The required output is the exact run of lines from the line containing "What SVG code" to the line containing "769 V4 H1288", inclusive, and nothing besides.

--- Given data ---

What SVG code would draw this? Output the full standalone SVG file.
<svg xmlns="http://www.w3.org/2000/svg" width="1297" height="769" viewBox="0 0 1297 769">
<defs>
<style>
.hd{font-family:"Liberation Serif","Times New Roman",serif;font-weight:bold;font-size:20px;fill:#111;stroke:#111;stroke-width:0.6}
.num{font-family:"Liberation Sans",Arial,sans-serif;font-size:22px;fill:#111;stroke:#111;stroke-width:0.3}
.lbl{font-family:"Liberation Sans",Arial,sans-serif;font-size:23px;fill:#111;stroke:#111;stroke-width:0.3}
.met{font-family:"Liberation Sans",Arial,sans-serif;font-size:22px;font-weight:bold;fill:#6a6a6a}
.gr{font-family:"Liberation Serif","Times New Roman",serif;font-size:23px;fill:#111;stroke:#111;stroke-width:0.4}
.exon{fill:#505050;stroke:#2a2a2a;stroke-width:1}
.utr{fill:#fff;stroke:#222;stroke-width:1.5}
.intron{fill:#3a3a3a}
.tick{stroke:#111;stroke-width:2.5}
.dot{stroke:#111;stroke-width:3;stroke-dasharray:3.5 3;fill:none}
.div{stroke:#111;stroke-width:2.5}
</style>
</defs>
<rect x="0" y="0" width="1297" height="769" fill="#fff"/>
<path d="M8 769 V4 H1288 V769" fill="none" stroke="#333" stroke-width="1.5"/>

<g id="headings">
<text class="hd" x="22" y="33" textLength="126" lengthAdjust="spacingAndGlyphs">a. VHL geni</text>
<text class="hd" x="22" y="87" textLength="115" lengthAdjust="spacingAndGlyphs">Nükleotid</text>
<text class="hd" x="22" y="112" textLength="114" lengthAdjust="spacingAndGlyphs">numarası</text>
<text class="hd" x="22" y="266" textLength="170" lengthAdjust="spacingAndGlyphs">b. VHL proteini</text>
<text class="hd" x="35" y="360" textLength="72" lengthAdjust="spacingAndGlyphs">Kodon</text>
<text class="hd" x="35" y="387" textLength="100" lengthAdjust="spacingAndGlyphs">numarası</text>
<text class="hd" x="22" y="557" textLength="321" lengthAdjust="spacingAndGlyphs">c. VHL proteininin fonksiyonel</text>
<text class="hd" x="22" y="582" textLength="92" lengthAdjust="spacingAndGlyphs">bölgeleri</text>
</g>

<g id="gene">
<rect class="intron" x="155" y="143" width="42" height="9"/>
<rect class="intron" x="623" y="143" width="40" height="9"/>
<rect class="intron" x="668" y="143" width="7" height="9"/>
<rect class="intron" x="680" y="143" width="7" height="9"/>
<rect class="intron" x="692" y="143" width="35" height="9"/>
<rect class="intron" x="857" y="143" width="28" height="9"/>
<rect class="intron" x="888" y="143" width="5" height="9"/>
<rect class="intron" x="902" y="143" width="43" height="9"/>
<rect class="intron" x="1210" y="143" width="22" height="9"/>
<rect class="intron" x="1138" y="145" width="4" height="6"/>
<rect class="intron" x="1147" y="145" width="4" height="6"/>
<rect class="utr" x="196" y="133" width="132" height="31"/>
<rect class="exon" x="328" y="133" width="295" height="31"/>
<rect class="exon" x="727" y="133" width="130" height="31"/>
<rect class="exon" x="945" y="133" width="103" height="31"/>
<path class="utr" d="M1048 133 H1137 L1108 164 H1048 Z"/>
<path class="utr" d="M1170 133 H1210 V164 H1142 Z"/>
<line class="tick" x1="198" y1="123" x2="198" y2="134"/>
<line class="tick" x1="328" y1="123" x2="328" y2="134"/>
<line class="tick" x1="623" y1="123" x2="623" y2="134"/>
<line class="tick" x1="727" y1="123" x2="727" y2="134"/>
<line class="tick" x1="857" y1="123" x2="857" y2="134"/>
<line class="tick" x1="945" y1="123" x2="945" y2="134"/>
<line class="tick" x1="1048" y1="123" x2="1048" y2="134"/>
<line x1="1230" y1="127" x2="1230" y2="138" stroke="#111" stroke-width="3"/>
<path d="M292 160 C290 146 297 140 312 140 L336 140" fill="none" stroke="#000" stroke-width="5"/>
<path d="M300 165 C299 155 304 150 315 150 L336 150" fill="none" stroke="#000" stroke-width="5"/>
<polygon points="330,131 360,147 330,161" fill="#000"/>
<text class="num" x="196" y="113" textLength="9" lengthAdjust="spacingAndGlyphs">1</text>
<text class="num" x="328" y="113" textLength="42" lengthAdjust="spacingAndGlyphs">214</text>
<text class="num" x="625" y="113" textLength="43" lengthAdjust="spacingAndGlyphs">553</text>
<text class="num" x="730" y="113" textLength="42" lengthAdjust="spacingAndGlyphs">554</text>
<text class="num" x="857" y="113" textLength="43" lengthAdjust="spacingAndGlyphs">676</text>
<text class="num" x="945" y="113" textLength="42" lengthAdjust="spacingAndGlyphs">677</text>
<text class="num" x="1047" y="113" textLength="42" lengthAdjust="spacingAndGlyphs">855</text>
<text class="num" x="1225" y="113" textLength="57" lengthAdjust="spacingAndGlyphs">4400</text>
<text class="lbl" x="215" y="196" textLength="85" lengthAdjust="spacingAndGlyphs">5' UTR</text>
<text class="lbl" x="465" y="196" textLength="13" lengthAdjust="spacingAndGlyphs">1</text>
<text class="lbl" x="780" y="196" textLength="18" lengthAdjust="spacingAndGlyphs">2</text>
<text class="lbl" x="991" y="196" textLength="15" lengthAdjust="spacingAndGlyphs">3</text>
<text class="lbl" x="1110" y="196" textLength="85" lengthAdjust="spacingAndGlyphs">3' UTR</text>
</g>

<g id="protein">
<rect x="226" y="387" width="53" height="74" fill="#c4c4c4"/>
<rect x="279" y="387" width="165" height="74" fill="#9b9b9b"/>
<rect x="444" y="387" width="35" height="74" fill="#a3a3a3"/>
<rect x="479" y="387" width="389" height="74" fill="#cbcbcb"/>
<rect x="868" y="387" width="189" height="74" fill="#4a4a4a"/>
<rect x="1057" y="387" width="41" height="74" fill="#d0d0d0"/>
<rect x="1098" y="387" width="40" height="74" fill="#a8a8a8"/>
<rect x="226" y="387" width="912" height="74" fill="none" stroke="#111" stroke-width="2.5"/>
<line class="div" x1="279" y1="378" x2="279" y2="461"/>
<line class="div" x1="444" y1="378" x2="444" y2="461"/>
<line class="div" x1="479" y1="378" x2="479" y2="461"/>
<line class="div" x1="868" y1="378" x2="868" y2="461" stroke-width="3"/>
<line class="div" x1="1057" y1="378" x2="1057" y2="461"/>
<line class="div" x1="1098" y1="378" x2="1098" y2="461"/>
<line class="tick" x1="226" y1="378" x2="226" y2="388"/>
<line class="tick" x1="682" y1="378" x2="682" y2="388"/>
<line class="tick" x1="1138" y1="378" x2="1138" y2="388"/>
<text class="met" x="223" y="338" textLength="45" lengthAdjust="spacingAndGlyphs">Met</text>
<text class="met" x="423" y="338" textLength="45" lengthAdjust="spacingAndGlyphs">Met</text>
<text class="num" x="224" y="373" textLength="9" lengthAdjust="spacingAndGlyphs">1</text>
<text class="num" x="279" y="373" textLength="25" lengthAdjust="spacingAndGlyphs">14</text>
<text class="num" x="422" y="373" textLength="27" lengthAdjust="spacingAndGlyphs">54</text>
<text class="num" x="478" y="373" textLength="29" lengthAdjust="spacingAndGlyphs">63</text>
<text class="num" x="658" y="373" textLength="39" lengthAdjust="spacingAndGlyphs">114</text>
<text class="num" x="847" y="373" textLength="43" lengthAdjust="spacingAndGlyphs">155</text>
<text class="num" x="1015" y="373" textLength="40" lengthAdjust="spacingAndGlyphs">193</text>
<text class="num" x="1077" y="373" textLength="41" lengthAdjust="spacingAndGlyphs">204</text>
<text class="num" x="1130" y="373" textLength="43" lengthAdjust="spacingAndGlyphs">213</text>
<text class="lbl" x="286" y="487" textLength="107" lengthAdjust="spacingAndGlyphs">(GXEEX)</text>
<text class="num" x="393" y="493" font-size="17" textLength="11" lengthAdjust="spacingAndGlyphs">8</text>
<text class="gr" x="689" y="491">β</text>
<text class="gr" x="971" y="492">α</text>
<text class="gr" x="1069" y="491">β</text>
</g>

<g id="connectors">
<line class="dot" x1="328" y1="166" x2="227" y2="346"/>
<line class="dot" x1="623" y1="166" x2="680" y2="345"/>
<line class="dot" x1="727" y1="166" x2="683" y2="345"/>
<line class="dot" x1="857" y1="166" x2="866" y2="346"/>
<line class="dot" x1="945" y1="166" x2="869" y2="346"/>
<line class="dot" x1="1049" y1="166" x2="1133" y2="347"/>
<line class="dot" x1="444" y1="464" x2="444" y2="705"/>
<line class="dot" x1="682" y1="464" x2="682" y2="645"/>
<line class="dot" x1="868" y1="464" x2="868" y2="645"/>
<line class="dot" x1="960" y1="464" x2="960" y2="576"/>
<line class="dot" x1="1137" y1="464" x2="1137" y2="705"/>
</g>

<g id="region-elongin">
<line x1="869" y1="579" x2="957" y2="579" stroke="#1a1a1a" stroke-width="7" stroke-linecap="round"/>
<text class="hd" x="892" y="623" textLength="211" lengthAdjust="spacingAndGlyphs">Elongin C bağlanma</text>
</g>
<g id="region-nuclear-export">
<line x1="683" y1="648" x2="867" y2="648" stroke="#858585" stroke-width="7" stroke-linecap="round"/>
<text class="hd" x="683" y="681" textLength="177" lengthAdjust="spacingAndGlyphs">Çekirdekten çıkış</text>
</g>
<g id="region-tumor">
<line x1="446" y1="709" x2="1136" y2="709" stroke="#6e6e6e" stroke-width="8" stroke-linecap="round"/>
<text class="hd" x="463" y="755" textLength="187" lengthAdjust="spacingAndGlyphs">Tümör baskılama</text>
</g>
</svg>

---
--- Given data ---

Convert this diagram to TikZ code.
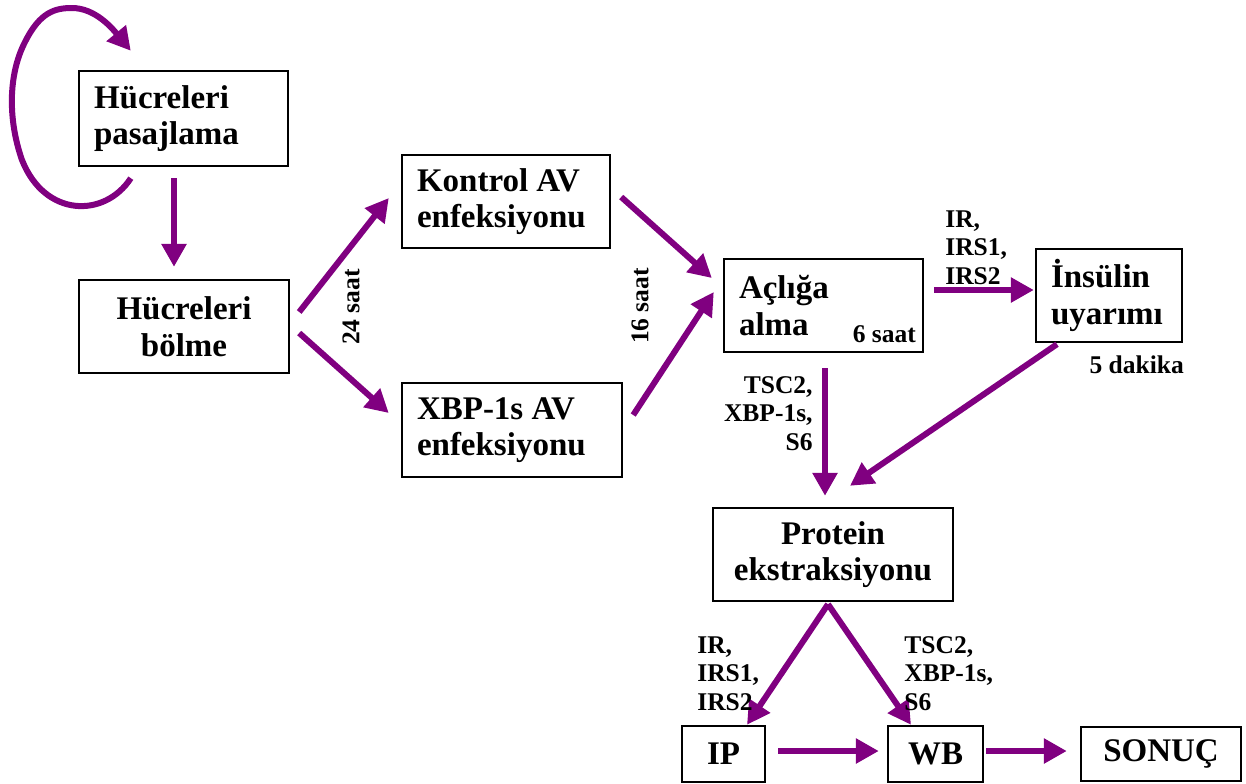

---
--- Given data ---

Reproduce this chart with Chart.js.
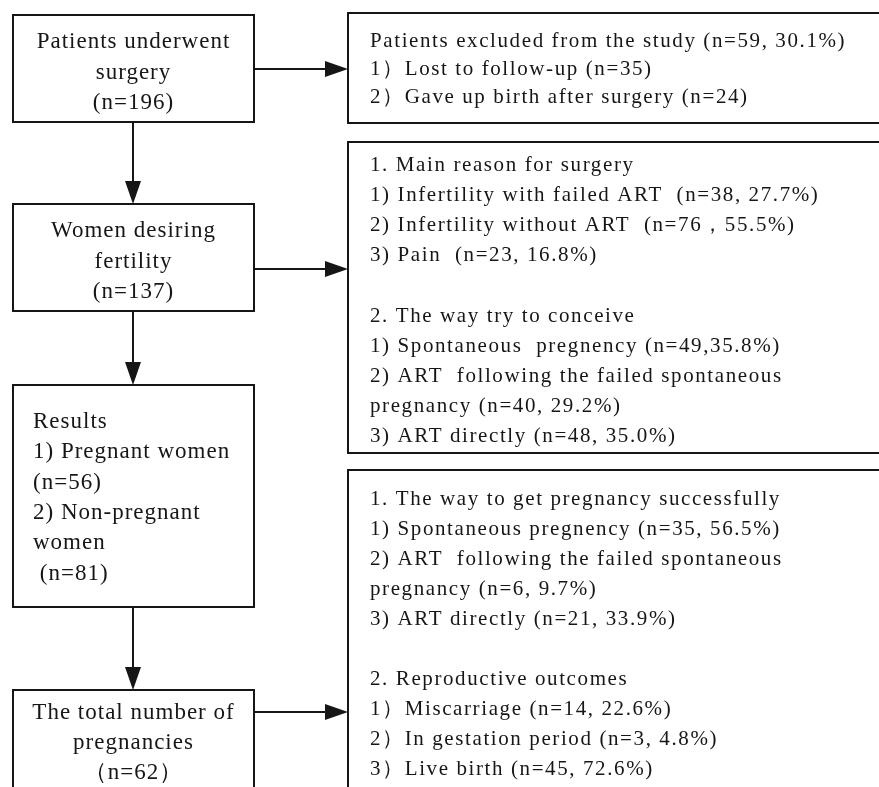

---

**Completed task**
What SVG code would draw this? Output the full standalone SVG file.
<svg xmlns="http://www.w3.org/2000/svg" width="1297" height="769" viewBox="0 0 1297 769">
<defs>
<style>
.hd{font-family:"Liberation Serif","Times New Roman",serif;font-weight:bold;font-size:20px;fill:#111;stroke:#111;stroke-width:0.6}
.num{font-family:"Liberation Sans",Arial,sans-serif;font-size:22px;fill:#111;stroke:#111;stroke-width:0.3}
.lbl{font-family:"Liberation Sans",Arial,sans-serif;font-size:23px;fill:#111;stroke:#111;stroke-width:0.3}
.met{font-family:"Liberation Sans",Arial,sans-serif;font-size:22px;font-weight:bold;fill:#6a6a6a}
.gr{font-family:"Liberation Serif","Times New Roman",serif;font-size:23px;fill:#111;stroke:#111;stroke-width:0.4}
.exon{fill:#505050;stroke:#2a2a2a;stroke-width:1}
.utr{fill:#fff;stroke:#222;stroke-width:1.5}
.intron{fill:#3a3a3a}
.tick{stroke:#111;stroke-width:2.5}
.dot{stroke:#111;stroke-width:3;stroke-dasharray:3.5 3;fill:none}
.div{stroke:#111;stroke-width:2.5}
</style>
</defs>
<rect x="0" y="0" width="1297" height="769" fill="#fff"/>
<path d="M8 769 V4 H1288 V769" fill="none" stroke="#333" stroke-width="1.5"/>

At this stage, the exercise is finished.